Did you know that at 132 calories for a 100-gram (3.5 oz.) serving, skinless duck has fewer calories than roasted chicken breast (195 calories)? And it’s all dark meat, so no more dry, flavorless chicken breast. That means you can indulge in some of the delicious skin, guilt-free. And if you do, no need to worry … it’s flush with over two-thirds unsaturated and monounsaturated fat, the good stuff. Of course, if you’re counting calories, take it easy—it’s 130 calories in a half-ounce; about the same as coconut oil, but with half the saturated fat.

Which is why using duck fat in cooking or baking is such a treat.
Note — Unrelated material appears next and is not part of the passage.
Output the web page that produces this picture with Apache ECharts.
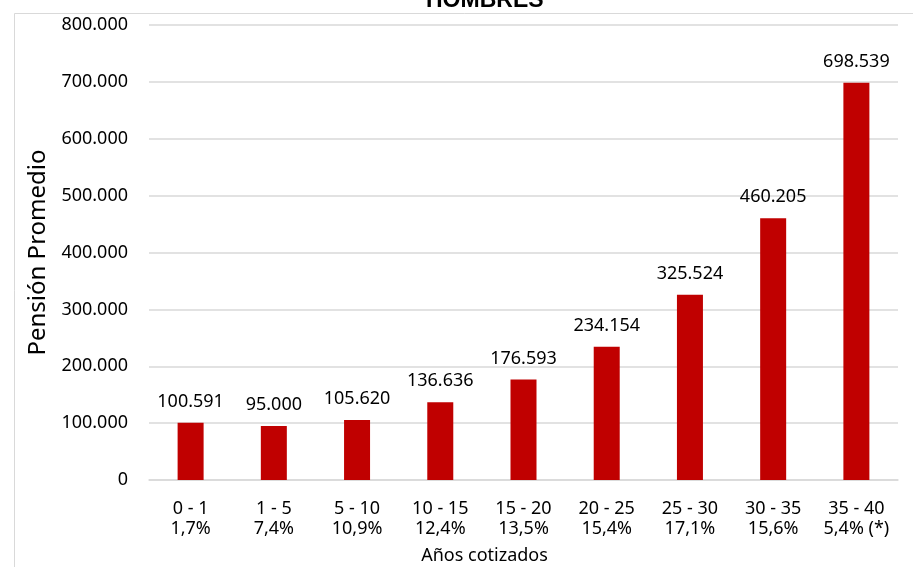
<!DOCTYPE html>
<html>
<head>
<meta charset="utf-8">
<script src="https://cdn.jsdelivr.net/npm/echarts@6/dist/echarts.min.js"></script>
<style>
  html, body { margin: 0; padding: 0; background: #fff; }
  #chart { width: 913px; height: 567px; }
</style>
</head>
<body>
<div id="chart"></div>
<script>
// Tramos de años cotizados y su participación
const tramos = ['0 - 1', '1 - 5', '5 - 10', '10 - 15', '15 - 20', '20 - 25', '25 - 30', '30 - 35', '35 - 40'];
const participacion = ['1,7%', '7,4%', '10,9%', '12,4%', '13,5%', '15,4%', '17,1%', '15,6%', '5,4% (*)'];
// Pensión promedio por tramo
const pension = [100591, 95000, 105620, 136636, 176593, 234154, 325524, 460205, 698539];
// Escala del eje vertical
const yMin = 0, yMax = 800000, yStep = 100000;

const fmt = v => Math.round(v).toString().replace(/\B(?=(\d{3})+(?!\d))/g, '.');
const categorias = tramos.map((t, i) => t + '\n' + participacion[i]);
const FONT = 'Noto Sans';

const chart = echarts.init(document.getElementById('chart'));
chart.setOption({
  animation: false,
  backgroundColor: '#ffffff',
  title: {
    text: 'HOMBRES',
    left: 421,
    top: -16,
    textStyle: { fontFamily: 'Liberation Sans', fontWeight: 'bold', fontSize: 23, color: '#000' }
  },
  graphic: [{
    type: 'rect',
    shape: { x: 14.5, y: 13.5, width: 1000, height: 1000 },
    style: { fill: 'none', stroke: '#d9d9d9', lineWidth: 1 },
    silent: true
  }],
  grid: { left: 149, right: 15, top: 25, bottom: 87, outerBoundsMode: 'none' },
  xAxis: {
    type: 'category',
    data: categorias,
    axisLine: { lineStyle: { color: '#d9d9d9', width: 1.5 } },
    axisTick: { show: false },
    axisLabel: {
      fontFamily: FONT, fontSize: 18, color: '#000', lineHeight: 20, margin: 19,
      interval: 0
    },
    name: 'Años cotizados',
    nameLocation: 'middle',
    nameGap: 67,
    nameTextStyle: { fontFamily: FONT, fontSize: 18, color: '#000', padding: [0, 78, 0, 0] }
  },
  yAxis: {
    type: 'value',
    min: yMin, max: yMax, interval: yStep,
    axisLine: { show: false },
    axisTick: { show: false },
    splitLine: { lineStyle: { color: '#d9d9d9', width: 1.5 } },
    axisLabel: {
      fontFamily: FONT, fontSize: 18, color: '#000', margin: 21,
      formatter: v => fmt(v)
    },
    name: 'Pensión Promedio',
    nameLocation: 'middle',
    nameGap: 96,
    nameRotate: 90,
    nameTextStyle: { fontFamily: FONT, fontSize: 24, color: '#000' }
  },
  series: [{
    type: 'bar',
    data: pension,
    barWidth: 26,
    itemStyle: { color: '#C00000' },
    label: {
      show: true,
      position: 'top',
      distance: 12,
      fontFamily: FONT, fontSize: 18, color: '#000',
      formatter: p => fmt(p.value)
    }
  }]
});
</script>
</body>
</html>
Like coconut and palm oil, it’s solid at room temperature and has a relatively high smoke point. It makes a crispy, flaky, and tender pastry or pie crust. It does add some flavor of its own, so team it with less delicate fillings like apples, cherries, pumpkin and pecan, or any meat-filled or savory pies and tarts.

The easy—and sublime—food that usually converts the masses is potatoes roasted in duck fat. Truly a wonder, this recipe is easy, especially if you buy the fat by the jar. (But don’t let us stop you from rendering your own!) Just get the smallest Yukon Gold or other yellow-fleshed potatoes you can find, simmer them for 10 – 15 minutes in boiling, salted water until tender, and let rest until cool enough to handle. Then squash them a bit, spread them on a rimmed baking pan, and drizzle them generously with duck fat. Add rosemary and garlic, salt and pepper to taste, and give them a good toss.

Let them roast for 20 minutes while you prepare the rest of your dinner. Flip them and cook them an additional 8 – 10 minutes, and serve them hot with your entrée. You and your guests will flip, too, if this is the first time tasting them.

So, join the cooks, bakers, and chefs who flock to the market these days to reacquaint themselves with this great American tradition—whether by way of France, China, or Long Island—and treating a new generation of food lovers to that majestic prince of fowl, the Pekin duck.

*(two of the six collective nouns for duck. Can you find the other four in this story? —PP)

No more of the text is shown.